The arms came free and Marty continued with her instructions to Carlos who stood, bent almost double, beside her.

‘Now, with two hands, the left one underneath, you use your forefinger again, only this time you slip it into his mouth to keep his head flexed. Then with the next contraction, we pull down, then lift and pull at the same time. Wait for the push, then—bingo! One brave little boy comes backwards into the world.’

She held him while the nurse wiped his face and gently suctioned his nose and mouth, then handed the baby, who was squalling lustily, to the mother, took a soft towel from the nurse to cover him, then helped move mother and child to a wheelchair so she and the infant could be formally admitted to hospital.

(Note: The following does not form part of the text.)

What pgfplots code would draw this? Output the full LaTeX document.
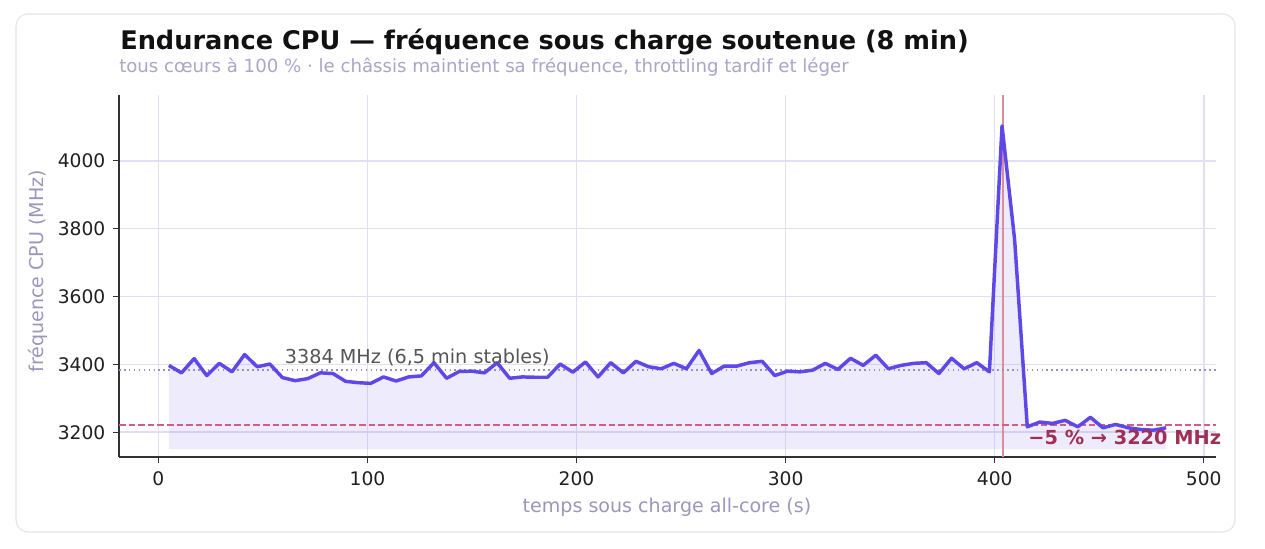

‘You don’t do an Apgar score straight away?’ Carlos asked, and, still smiling about the successful delivery, she turned towards him.

‘He cried—that’s enough for me. As far as I’m concerned, it’s more important for his mother to hold him—to see for herself that he’s OK. We’ll still get the first Apgar done within a minute—or pretty close to it. Then another at five minutes, but, really, with healthy babies that’s stuff to put on charts.’

Their patient was wheeled into one of the trauma rooms in A and E to await the third stage of her labour, and for her new son to be checked out and his birth documented for posterity. But first things first. Marty clamped the cord in two places then handed a pair of surgical scissors to the father so he could cut the cord.

‘A son!’ the man said, touching the cheek of the baby who was held to his wife’s breast.

‘A son!’ Marty heard Carlos echo, and, turning, saw a look of wonder in his eyes, and although she experienced this same sense of miracle each and every time a new child was born, she had to wonder if he would have felt differently towards Emmaline if he’d been present at her birth.

Or if she’d been a boy?

‘Please, no drugs,’ the woman said, as Marty gently massaged her abdomen to encourage expulsion of the placenta.

‘Providing everything is OK, I’ll go along with that,’ Marty assured her. ‘But you’ve had a difficult labour and there could be damage to the uterine wall. I won’t make any promises at this stage.’

The woman seemed satisfied with this, though it was with reluctance she gave up the baby to be checked, weighed, cleaned and dressed.

‘A fine little boy,’ Carlos said, when the woman had been admitted—for observation only, Marty had assured her—and the two of them were having a cup of coffee in the staffroom.

The remark reminded Marty of his earlier exclamation and suspicion made her ask, ‘Would that have made a difference? To you, I mean? Would it have been different if Emmaline had been a boy?’